Data entries

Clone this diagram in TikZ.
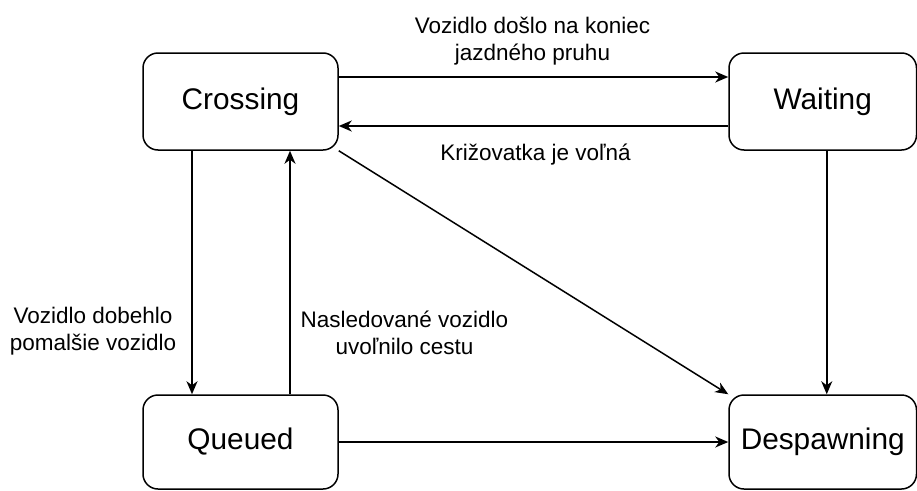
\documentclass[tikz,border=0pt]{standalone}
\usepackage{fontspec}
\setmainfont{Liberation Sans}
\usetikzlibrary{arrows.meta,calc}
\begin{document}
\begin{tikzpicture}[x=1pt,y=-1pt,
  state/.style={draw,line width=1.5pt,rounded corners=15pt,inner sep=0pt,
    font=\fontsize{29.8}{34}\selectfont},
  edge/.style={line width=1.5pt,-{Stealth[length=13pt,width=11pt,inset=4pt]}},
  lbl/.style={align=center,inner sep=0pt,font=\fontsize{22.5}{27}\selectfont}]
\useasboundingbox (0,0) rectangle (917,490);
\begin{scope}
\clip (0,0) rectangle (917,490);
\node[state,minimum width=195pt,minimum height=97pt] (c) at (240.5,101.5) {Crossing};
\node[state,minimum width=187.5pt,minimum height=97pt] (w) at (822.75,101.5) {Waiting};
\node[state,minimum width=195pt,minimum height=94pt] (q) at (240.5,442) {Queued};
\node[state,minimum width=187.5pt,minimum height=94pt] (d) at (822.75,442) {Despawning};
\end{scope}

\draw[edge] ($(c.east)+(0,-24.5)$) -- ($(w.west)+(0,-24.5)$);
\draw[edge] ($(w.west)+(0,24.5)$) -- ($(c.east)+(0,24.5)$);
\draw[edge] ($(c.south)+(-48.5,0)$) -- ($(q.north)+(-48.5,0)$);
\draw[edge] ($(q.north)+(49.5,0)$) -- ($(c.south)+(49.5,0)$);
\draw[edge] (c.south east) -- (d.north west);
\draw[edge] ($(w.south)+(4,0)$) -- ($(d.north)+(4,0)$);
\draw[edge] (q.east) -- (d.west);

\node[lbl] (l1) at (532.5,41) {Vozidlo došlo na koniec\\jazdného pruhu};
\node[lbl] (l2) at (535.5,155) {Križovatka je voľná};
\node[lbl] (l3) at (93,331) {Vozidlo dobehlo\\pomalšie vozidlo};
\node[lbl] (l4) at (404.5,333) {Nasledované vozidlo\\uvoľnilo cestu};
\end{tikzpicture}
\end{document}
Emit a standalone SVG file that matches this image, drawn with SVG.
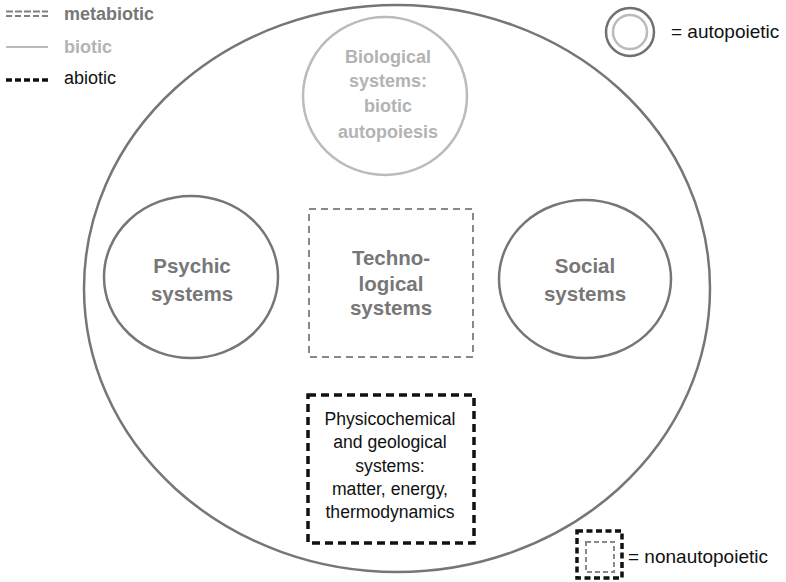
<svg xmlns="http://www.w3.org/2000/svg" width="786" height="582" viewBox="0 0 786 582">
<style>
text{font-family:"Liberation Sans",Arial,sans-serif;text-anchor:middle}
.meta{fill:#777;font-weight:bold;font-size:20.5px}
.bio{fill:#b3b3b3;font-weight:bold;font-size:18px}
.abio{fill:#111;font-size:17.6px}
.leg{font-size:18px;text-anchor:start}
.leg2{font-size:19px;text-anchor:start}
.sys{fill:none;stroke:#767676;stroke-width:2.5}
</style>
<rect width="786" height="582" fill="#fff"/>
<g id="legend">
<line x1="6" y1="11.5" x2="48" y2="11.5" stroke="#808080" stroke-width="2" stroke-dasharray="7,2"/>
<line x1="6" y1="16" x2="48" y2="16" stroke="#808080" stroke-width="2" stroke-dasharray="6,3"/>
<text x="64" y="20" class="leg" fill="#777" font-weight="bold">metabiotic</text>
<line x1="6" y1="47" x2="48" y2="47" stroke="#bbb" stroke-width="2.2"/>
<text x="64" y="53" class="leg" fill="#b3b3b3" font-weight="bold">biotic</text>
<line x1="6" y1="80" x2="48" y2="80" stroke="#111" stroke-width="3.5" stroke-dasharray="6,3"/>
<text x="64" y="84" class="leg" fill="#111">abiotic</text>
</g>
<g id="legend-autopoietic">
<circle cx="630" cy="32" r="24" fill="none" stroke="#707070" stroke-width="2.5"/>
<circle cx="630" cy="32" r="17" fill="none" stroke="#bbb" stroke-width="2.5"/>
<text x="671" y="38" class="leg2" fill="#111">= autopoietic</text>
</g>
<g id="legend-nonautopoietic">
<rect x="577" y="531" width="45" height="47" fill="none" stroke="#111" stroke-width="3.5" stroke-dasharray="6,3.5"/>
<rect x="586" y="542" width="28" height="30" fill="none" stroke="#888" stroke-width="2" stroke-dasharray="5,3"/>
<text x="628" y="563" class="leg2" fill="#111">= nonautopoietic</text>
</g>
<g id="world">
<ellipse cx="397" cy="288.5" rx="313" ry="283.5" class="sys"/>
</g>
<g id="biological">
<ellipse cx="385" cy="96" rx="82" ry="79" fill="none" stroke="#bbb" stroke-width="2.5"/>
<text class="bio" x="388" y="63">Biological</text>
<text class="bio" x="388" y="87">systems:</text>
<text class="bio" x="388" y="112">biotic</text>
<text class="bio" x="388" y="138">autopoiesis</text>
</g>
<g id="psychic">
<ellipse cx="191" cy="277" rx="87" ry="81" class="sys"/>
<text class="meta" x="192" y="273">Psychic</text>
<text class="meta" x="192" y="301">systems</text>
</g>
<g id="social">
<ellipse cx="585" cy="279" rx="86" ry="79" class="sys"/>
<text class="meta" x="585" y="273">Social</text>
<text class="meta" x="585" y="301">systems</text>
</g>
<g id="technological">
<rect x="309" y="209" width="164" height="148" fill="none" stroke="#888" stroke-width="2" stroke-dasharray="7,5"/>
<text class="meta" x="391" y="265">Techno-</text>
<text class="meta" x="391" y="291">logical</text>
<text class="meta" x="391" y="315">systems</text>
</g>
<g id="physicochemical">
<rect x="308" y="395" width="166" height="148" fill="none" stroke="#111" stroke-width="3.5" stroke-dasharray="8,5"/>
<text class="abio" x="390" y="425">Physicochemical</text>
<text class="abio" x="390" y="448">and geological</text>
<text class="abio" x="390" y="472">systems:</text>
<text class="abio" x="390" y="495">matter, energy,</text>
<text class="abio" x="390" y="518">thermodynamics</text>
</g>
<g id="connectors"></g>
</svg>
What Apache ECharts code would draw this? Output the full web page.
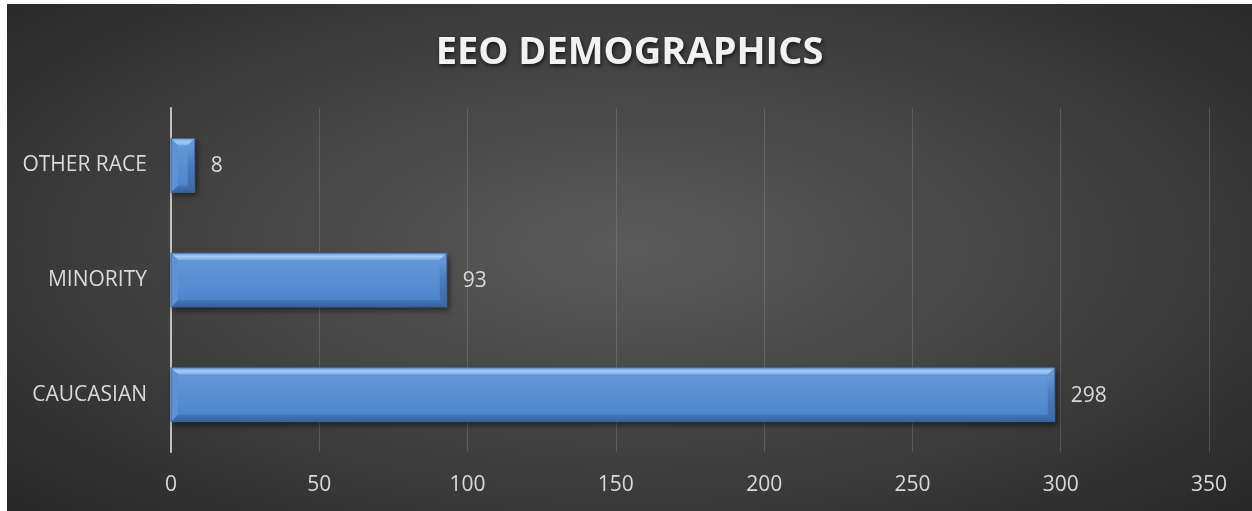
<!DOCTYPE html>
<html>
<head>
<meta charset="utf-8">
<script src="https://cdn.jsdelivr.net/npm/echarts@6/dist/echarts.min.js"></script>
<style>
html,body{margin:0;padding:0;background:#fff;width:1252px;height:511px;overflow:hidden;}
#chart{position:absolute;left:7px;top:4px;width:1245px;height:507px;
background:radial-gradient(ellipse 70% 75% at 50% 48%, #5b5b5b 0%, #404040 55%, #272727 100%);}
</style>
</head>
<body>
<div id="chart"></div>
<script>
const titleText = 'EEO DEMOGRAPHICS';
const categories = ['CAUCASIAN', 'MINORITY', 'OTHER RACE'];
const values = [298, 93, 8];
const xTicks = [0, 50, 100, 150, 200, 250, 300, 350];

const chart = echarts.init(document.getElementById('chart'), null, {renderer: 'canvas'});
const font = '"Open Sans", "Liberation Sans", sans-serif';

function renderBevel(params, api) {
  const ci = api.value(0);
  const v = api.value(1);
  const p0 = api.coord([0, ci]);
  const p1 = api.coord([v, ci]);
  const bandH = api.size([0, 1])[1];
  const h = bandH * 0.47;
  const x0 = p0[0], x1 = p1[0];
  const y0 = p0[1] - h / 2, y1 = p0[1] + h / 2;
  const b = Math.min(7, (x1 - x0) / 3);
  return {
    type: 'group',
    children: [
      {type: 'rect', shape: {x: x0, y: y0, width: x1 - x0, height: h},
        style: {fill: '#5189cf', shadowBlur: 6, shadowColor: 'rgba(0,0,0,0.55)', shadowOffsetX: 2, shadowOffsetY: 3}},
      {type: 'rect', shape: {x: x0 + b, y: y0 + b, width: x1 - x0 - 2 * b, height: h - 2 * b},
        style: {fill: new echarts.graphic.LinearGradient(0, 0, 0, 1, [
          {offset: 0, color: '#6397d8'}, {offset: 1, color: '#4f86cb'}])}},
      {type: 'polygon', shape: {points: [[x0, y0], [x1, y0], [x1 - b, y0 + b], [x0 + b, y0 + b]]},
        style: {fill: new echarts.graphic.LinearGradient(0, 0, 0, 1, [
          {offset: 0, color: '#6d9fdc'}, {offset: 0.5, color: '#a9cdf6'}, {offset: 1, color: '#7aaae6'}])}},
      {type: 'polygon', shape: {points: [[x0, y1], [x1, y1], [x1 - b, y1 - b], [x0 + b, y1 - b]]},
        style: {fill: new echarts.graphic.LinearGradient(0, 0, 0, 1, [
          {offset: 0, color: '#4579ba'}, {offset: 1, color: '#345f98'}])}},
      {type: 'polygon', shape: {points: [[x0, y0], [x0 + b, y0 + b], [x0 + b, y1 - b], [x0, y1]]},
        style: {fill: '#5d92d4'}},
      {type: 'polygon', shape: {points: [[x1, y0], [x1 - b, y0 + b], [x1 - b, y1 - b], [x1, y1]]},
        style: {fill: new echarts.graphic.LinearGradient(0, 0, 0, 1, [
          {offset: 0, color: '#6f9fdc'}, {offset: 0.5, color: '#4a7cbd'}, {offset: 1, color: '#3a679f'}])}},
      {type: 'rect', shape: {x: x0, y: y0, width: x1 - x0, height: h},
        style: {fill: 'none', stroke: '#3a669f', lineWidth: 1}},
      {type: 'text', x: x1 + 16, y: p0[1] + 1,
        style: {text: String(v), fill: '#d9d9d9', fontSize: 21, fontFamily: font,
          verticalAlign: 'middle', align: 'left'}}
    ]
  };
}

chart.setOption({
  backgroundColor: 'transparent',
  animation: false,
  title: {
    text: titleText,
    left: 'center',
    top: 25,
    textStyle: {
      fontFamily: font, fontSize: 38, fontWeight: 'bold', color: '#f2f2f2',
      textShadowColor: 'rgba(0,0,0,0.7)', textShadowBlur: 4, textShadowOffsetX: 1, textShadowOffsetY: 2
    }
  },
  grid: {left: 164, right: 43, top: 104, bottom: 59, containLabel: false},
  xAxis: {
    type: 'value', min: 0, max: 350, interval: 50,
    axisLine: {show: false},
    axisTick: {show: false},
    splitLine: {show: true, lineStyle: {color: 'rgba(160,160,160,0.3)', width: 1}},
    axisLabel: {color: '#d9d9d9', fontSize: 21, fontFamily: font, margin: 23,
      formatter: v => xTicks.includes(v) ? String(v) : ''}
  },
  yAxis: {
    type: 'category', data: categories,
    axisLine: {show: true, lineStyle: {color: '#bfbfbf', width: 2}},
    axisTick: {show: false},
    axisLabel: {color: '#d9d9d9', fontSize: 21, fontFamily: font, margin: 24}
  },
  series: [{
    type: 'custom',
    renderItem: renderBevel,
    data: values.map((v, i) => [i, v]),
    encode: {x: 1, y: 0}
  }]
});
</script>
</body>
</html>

What is asked
Find every line in the records above that holds the word "this", and copy each one.

Solution
Clone this diagram in TikZ.
Emit a standalone SVG file that matches this image, drawn with SVG.
What Apache ECharts code would draw this? Output the full web page.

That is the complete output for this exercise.